Would you return the run of lines that starts at the one with "Clone this diagram in TikZ." and ends at the one with "(manmade) at (1030,198)", ends included, exactly as written and without the images?

════════════════════

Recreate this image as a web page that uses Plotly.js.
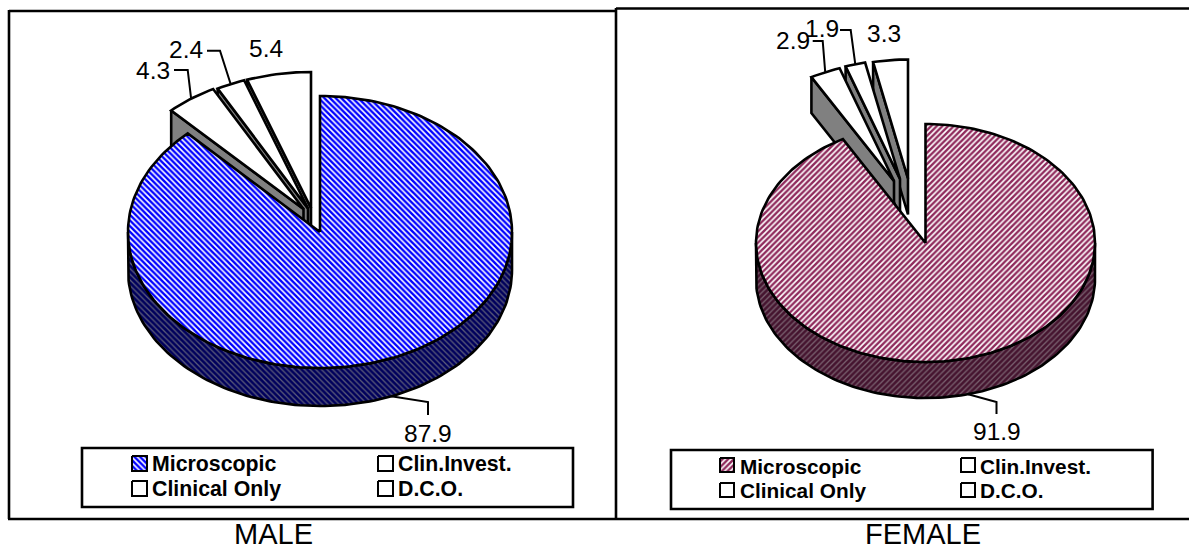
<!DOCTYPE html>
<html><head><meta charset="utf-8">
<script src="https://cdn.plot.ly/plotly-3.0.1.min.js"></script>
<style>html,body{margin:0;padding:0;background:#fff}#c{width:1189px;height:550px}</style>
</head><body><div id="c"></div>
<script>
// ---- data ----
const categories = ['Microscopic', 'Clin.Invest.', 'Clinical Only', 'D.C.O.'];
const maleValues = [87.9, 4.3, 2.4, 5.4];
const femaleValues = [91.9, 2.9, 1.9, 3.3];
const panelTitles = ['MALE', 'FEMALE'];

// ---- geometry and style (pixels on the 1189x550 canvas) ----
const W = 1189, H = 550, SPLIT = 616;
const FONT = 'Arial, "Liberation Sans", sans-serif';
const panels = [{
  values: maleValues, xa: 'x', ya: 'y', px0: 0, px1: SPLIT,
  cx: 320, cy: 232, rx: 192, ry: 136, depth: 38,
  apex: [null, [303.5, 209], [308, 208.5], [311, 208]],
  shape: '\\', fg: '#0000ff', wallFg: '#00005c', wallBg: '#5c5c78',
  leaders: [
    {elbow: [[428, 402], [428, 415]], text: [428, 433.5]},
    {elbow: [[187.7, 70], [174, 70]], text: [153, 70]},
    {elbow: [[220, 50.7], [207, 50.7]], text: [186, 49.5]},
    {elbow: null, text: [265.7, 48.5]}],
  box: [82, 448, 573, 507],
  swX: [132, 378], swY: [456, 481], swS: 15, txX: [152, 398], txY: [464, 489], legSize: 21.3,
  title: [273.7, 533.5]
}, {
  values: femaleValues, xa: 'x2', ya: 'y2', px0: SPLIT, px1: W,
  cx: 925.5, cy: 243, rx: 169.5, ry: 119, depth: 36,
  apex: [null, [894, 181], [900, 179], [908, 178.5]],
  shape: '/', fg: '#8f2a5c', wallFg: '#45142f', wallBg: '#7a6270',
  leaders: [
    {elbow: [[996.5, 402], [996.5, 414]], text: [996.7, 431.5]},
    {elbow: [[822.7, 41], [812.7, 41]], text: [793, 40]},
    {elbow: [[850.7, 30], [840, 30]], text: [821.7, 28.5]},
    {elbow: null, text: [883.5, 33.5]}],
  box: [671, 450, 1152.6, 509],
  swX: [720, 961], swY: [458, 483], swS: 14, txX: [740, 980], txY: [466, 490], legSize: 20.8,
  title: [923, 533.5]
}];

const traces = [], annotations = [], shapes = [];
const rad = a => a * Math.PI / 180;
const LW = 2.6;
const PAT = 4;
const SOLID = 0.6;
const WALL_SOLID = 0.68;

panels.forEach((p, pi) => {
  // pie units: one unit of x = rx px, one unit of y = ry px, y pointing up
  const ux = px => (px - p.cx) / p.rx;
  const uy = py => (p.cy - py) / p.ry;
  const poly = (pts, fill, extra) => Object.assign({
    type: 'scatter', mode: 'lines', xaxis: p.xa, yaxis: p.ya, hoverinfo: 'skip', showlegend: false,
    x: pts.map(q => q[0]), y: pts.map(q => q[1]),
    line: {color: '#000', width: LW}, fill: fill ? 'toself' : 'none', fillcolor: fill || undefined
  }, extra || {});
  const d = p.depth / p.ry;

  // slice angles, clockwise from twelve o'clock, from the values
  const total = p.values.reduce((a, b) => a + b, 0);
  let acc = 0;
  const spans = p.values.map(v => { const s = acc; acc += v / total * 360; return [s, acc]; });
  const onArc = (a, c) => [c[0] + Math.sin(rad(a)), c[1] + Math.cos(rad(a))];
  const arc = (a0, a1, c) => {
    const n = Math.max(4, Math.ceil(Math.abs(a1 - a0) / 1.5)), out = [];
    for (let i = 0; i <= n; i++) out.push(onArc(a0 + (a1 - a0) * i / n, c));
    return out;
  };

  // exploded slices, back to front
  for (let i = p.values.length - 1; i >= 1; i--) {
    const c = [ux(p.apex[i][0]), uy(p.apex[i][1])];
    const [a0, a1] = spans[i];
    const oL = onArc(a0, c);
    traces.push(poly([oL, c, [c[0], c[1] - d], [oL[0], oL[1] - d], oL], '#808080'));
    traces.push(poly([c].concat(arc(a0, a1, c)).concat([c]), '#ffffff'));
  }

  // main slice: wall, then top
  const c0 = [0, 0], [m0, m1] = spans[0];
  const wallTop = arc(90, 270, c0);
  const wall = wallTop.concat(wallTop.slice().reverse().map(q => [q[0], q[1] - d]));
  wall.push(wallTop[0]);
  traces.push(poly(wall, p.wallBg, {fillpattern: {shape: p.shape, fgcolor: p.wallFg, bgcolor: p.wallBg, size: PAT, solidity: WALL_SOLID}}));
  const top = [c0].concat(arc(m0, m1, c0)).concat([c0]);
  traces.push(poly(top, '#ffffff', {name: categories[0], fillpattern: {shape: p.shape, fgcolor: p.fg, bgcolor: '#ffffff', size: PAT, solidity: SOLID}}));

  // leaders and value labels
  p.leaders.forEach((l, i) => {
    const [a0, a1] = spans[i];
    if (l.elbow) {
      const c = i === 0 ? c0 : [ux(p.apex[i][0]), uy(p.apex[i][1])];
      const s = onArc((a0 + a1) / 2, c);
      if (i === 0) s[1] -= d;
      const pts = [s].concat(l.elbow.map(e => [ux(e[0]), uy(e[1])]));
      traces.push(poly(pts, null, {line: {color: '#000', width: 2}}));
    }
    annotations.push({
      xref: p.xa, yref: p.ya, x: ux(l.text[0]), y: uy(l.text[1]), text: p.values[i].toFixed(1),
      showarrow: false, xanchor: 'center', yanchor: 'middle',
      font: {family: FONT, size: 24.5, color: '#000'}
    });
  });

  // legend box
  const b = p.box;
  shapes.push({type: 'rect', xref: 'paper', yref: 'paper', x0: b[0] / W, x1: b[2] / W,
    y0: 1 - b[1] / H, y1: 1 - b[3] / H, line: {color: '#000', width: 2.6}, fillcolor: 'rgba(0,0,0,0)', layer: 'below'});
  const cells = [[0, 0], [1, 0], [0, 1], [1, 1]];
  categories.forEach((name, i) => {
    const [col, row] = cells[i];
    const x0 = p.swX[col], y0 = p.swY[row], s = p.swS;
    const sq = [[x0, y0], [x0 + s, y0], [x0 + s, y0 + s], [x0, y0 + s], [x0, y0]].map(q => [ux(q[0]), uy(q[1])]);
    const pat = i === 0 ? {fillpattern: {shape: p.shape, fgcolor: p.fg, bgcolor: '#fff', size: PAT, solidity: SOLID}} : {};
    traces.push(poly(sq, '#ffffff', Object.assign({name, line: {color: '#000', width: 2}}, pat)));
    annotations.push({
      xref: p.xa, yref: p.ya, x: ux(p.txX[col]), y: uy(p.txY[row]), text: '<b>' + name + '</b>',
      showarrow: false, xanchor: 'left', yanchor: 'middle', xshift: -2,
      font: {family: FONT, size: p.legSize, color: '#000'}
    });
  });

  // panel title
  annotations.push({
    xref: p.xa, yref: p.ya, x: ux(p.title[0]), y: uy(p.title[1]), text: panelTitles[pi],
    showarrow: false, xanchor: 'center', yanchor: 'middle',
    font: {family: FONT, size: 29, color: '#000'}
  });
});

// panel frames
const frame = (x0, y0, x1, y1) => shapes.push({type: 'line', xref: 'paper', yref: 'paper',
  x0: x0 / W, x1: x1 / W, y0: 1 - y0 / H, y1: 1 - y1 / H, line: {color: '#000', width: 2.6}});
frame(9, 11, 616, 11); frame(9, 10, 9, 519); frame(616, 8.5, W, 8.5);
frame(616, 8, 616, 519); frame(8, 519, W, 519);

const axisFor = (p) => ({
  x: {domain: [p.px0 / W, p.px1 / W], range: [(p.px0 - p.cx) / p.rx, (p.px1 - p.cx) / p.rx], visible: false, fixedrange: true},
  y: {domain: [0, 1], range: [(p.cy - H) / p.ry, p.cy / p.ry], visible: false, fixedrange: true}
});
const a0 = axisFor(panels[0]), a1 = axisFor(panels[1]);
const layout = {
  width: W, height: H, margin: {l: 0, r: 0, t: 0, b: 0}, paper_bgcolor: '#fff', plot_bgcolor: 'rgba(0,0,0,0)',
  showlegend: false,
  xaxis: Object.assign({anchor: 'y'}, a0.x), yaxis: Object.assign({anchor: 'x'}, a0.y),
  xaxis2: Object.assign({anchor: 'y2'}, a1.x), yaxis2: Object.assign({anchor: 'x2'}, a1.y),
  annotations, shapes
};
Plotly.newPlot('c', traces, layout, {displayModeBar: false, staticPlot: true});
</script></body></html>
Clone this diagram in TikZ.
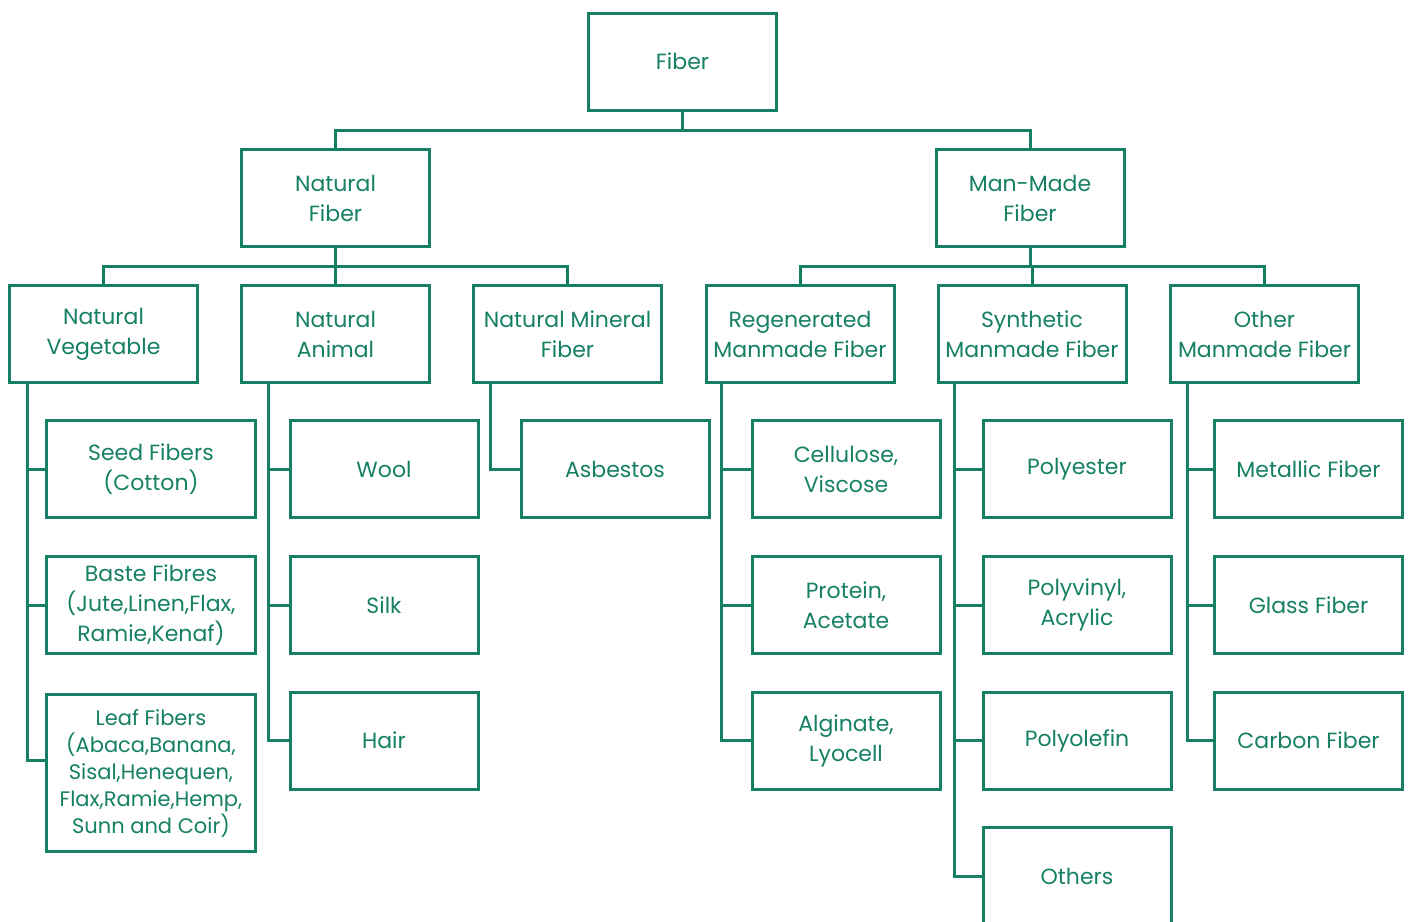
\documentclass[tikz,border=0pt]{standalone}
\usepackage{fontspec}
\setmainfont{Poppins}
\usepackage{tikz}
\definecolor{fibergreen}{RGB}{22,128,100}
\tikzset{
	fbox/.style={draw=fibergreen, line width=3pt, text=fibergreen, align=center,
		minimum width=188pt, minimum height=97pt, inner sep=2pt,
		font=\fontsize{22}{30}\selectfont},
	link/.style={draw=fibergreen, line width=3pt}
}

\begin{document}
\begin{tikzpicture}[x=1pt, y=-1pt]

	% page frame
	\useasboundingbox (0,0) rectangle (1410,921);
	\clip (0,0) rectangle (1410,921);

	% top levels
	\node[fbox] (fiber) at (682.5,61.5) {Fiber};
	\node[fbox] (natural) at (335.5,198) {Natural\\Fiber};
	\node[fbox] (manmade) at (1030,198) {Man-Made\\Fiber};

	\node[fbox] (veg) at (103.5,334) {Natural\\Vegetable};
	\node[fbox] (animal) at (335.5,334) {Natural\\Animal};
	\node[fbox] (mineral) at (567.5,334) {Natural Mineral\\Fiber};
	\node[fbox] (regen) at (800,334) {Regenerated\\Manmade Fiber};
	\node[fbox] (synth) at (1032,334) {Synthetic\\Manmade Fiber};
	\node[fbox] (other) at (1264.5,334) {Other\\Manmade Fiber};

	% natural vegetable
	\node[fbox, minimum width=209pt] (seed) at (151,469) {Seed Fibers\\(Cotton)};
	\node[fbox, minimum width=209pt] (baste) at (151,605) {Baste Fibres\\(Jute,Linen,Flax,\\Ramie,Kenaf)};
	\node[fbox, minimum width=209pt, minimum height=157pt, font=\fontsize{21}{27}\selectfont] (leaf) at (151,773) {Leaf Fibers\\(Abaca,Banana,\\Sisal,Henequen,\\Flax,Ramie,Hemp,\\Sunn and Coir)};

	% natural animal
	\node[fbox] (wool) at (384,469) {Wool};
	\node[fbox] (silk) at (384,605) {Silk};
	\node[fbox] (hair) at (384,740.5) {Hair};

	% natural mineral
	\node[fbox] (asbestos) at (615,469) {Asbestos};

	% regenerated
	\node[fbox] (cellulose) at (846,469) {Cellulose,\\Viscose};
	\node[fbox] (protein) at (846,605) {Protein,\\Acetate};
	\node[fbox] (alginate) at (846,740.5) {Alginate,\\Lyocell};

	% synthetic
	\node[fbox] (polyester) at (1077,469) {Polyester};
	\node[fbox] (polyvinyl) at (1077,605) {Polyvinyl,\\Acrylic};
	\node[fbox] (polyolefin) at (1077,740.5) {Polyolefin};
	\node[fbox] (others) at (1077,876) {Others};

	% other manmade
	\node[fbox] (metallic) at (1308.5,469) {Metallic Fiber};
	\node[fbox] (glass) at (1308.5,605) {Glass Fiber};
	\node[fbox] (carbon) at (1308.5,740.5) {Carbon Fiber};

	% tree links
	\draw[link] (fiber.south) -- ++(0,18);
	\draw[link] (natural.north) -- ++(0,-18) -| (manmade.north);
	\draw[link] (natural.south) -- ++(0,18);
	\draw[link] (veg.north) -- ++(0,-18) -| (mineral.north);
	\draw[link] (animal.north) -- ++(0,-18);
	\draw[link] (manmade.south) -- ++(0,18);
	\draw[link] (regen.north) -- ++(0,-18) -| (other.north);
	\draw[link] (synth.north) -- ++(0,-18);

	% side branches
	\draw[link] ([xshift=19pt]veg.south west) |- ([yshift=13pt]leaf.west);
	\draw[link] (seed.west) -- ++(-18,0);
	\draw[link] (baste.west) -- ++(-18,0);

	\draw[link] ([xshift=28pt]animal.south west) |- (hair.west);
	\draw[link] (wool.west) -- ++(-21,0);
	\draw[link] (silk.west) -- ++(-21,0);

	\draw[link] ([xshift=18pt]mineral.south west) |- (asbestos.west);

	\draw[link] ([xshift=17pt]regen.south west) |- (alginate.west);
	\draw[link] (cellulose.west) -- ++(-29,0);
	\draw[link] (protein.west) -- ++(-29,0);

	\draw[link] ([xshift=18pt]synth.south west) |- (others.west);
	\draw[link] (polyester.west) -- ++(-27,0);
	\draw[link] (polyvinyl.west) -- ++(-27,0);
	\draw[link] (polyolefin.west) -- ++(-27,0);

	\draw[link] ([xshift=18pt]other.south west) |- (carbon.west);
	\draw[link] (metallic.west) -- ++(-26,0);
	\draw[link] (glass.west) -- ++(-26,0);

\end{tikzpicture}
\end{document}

════════════════════

_Response to the exercise_
Clone this diagram in TikZ.
\documentclass[tikz,border=0pt]{standalone}
\usepackage{fontspec}
\setmainfont{Poppins}
\usepackage{tikz}
\definecolor{fibergreen}{RGB}{22,128,100}
\tikzset{
	fbox/.style={draw=fibergreen, line width=3pt, text=fibergreen, align=center,
		minimum width=188pt, minimum height=97pt, inner sep=2pt,
		font=\fontsize{22}{30}\selectfont},
	link/.style={draw=fibergreen, line width=3pt}
}

\begin{document}
\begin{tikzpicture}[x=1pt, y=-1pt]

	% page frame
	\useasboundingbox (0,0) rectangle (1410,921);
	\clip (0,0) rectangle (1410,921);

	% top levels
	\node[fbox] (fiber) at (682.5,61.5) {Fiber};
	\node[fbox] (natural) at (335.5,198) {Natural\\Fiber};
	\node[fbox] (manmade) at (1030,198) {Man-Made\\Fiber};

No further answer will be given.